Problem description: Review the lines that follow and copy each one that contains the word "this".
>> START Raw records
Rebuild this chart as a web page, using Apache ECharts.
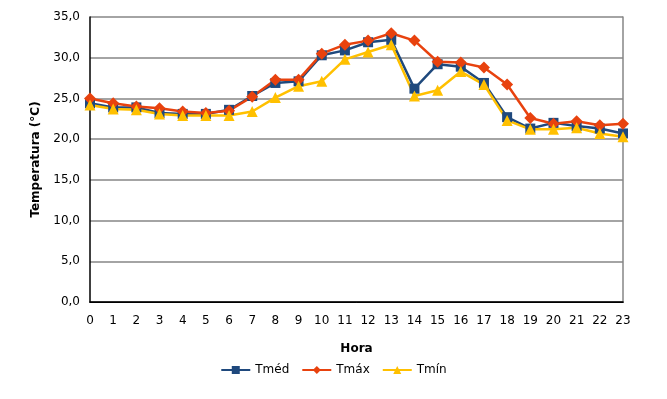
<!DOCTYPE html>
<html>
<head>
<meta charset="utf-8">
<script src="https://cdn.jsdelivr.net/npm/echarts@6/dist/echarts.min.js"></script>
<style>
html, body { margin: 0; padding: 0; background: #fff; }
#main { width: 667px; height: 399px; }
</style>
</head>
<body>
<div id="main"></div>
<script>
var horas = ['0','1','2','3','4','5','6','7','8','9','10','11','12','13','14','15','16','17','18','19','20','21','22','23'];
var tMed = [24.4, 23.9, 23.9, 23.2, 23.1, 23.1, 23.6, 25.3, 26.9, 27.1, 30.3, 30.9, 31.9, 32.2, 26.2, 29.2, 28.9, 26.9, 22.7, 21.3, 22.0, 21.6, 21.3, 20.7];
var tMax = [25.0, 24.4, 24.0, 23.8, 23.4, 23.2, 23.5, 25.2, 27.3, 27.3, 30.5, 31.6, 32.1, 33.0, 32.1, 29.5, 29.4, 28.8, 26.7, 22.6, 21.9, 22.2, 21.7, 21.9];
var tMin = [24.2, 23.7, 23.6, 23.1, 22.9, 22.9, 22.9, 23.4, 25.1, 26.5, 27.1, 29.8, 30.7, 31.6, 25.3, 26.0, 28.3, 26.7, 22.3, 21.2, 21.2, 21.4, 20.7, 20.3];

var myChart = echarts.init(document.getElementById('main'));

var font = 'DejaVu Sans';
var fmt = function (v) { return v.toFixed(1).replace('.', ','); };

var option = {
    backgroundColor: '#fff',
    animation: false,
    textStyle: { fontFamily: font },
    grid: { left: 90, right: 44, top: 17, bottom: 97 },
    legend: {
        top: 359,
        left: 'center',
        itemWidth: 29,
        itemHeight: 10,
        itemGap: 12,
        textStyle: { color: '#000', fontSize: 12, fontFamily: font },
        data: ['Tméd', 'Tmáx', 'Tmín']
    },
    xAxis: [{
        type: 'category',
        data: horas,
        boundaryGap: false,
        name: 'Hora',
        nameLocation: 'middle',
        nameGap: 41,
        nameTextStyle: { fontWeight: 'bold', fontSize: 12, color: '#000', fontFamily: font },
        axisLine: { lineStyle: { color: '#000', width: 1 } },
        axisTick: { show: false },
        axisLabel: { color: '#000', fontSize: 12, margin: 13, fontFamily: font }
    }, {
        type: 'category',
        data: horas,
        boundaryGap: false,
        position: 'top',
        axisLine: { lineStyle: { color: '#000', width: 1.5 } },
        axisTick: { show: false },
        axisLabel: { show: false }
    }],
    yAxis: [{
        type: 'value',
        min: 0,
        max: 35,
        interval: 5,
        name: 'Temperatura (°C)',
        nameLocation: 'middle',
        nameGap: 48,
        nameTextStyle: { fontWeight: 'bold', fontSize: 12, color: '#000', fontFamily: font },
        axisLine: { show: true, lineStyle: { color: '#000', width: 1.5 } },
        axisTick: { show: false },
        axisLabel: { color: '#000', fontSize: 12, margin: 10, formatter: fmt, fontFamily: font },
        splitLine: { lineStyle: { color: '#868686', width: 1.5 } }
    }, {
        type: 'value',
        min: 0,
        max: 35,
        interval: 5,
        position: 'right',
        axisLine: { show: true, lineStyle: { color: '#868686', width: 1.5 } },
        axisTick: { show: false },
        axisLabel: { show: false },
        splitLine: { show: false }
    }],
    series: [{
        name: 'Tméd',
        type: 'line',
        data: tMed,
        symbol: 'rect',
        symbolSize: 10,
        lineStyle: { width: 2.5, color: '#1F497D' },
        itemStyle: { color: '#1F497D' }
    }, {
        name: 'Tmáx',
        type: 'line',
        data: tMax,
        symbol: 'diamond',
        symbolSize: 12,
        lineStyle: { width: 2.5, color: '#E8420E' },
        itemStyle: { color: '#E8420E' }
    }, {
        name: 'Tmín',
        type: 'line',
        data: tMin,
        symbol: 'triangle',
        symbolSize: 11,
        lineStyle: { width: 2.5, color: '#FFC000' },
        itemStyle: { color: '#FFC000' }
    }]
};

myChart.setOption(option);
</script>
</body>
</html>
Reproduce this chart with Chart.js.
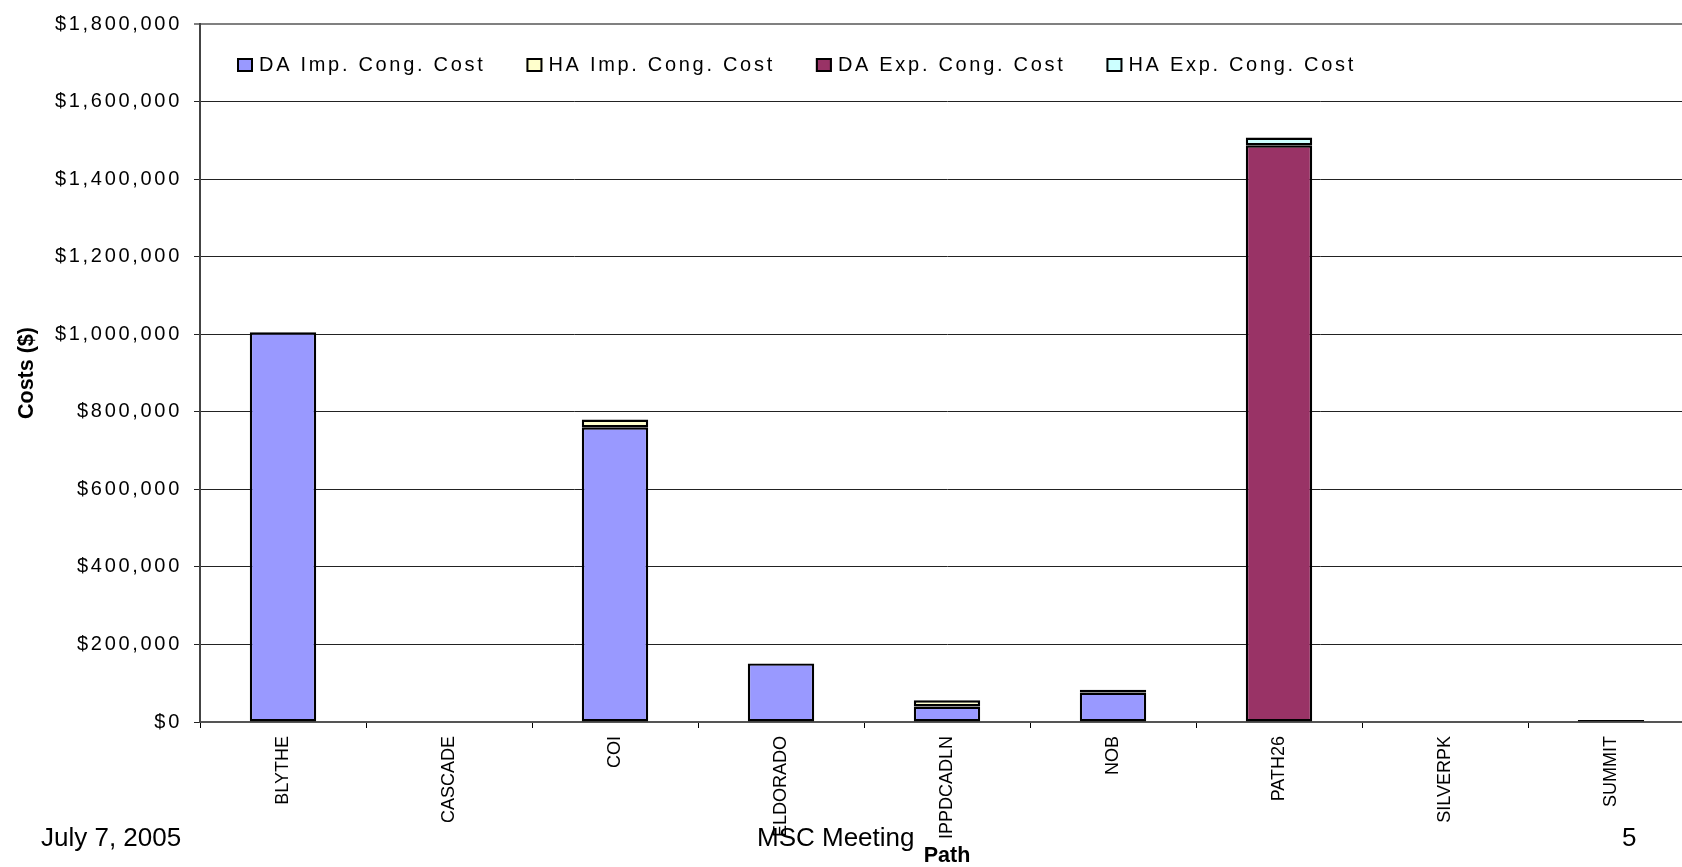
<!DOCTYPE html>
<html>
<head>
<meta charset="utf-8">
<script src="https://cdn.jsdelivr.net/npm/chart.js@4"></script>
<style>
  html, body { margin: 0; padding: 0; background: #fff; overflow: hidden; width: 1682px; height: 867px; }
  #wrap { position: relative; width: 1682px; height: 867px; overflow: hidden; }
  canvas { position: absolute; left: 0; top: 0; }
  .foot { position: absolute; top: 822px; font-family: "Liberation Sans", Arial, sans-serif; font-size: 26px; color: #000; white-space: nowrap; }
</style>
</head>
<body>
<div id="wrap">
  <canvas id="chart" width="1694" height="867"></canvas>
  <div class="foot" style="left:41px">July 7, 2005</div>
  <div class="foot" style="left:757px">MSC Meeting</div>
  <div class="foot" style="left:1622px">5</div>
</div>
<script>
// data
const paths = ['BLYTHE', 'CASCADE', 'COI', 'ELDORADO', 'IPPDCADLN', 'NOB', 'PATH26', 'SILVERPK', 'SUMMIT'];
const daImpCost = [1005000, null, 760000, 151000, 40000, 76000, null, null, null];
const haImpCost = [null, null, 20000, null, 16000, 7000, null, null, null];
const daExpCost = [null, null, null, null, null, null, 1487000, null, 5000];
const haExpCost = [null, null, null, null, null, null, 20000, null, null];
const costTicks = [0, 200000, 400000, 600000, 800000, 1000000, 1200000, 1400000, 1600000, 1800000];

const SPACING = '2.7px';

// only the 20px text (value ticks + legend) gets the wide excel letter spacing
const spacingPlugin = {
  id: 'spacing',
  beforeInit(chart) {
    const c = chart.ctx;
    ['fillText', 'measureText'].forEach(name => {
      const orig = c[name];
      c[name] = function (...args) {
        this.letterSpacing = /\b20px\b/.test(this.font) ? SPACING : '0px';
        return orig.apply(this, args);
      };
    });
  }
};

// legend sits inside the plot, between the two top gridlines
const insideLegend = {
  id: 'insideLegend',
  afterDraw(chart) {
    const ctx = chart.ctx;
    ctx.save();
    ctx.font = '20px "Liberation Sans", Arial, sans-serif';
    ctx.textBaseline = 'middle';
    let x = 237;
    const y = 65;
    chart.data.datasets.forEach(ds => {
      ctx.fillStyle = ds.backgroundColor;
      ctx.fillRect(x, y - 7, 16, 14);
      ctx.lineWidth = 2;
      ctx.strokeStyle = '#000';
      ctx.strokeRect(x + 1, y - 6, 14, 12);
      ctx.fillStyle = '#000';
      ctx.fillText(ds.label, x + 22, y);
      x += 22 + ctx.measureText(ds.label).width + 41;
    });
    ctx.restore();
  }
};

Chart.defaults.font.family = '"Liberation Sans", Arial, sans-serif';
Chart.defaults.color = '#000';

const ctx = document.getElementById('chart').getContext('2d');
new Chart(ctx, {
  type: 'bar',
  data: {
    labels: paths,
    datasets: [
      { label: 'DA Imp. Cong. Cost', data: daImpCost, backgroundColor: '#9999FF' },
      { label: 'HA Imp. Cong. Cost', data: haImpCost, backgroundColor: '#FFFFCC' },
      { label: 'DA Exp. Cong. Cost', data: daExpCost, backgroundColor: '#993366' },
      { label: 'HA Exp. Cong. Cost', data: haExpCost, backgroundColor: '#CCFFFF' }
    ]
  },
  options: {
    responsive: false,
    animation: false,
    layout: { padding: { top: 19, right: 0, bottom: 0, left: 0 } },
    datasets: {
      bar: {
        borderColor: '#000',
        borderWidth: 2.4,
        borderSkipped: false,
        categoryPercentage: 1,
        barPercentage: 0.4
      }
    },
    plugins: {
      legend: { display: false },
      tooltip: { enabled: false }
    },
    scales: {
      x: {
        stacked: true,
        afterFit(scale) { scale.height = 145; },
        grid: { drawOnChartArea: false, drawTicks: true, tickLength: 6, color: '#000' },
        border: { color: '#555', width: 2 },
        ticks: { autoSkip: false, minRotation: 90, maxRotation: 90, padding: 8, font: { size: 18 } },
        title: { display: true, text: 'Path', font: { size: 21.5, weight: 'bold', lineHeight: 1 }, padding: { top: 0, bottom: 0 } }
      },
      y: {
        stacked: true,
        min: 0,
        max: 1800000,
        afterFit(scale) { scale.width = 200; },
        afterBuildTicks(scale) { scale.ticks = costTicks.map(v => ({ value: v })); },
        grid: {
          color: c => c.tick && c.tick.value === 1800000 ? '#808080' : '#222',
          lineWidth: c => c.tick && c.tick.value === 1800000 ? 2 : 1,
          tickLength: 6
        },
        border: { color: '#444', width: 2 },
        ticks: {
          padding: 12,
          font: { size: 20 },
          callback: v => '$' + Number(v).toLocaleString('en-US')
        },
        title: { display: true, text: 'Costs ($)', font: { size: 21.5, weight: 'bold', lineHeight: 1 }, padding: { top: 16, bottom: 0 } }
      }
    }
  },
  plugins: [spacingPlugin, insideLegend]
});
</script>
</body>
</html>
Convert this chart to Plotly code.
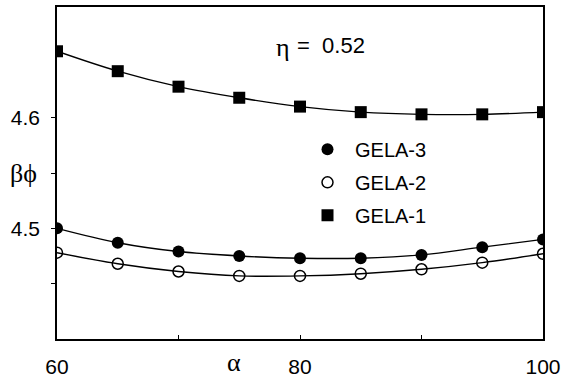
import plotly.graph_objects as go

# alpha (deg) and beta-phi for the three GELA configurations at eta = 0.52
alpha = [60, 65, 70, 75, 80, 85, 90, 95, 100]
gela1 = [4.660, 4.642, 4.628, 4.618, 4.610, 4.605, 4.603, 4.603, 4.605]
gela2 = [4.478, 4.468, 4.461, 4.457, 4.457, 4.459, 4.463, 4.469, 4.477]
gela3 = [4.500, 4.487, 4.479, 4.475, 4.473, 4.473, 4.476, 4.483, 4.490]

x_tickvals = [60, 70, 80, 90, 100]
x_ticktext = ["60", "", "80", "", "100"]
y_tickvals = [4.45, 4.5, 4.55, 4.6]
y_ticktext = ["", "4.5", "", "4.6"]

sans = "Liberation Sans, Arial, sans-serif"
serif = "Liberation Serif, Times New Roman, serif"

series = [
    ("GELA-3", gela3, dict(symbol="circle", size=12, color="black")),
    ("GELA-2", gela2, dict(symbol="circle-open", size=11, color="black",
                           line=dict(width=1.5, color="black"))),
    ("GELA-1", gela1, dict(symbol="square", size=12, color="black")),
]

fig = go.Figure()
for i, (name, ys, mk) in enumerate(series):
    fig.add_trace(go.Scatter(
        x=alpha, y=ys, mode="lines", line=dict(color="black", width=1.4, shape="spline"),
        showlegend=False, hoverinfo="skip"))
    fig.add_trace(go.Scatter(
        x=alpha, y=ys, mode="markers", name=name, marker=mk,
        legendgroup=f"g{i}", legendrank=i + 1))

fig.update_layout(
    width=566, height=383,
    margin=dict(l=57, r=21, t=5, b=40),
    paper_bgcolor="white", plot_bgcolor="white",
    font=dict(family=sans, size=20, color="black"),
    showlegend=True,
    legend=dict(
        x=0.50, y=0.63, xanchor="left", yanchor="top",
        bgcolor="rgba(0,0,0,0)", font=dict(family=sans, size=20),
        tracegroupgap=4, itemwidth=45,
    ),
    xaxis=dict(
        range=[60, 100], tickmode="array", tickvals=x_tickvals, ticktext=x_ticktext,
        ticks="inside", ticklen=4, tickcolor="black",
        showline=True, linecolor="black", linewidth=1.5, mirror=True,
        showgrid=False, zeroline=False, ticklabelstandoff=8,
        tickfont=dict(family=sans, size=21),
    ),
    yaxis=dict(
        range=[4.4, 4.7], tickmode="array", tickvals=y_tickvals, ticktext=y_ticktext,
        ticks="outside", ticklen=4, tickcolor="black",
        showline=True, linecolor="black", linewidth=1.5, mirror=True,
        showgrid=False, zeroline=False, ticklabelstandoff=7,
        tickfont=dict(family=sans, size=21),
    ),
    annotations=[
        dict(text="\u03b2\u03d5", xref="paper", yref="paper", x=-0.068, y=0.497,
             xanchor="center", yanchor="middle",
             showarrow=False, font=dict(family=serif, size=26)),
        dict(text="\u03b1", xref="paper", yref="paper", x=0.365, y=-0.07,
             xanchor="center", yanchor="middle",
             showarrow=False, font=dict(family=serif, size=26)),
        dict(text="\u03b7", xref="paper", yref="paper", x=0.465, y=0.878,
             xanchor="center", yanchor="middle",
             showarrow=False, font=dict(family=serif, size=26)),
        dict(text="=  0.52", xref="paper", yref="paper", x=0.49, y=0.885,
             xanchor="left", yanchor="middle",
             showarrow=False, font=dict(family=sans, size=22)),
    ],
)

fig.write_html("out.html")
>> END Raw records
Answer in full:
Rebuild this chart as a web page, using Apache ECharts.
Reproduce this chart with Chart.js.
        this.letterSpacing = /\b20px\b/.test(this.font) ? SPACING : '0px';
        return orig.apply(this, args);
Convert this chart to Plotly code.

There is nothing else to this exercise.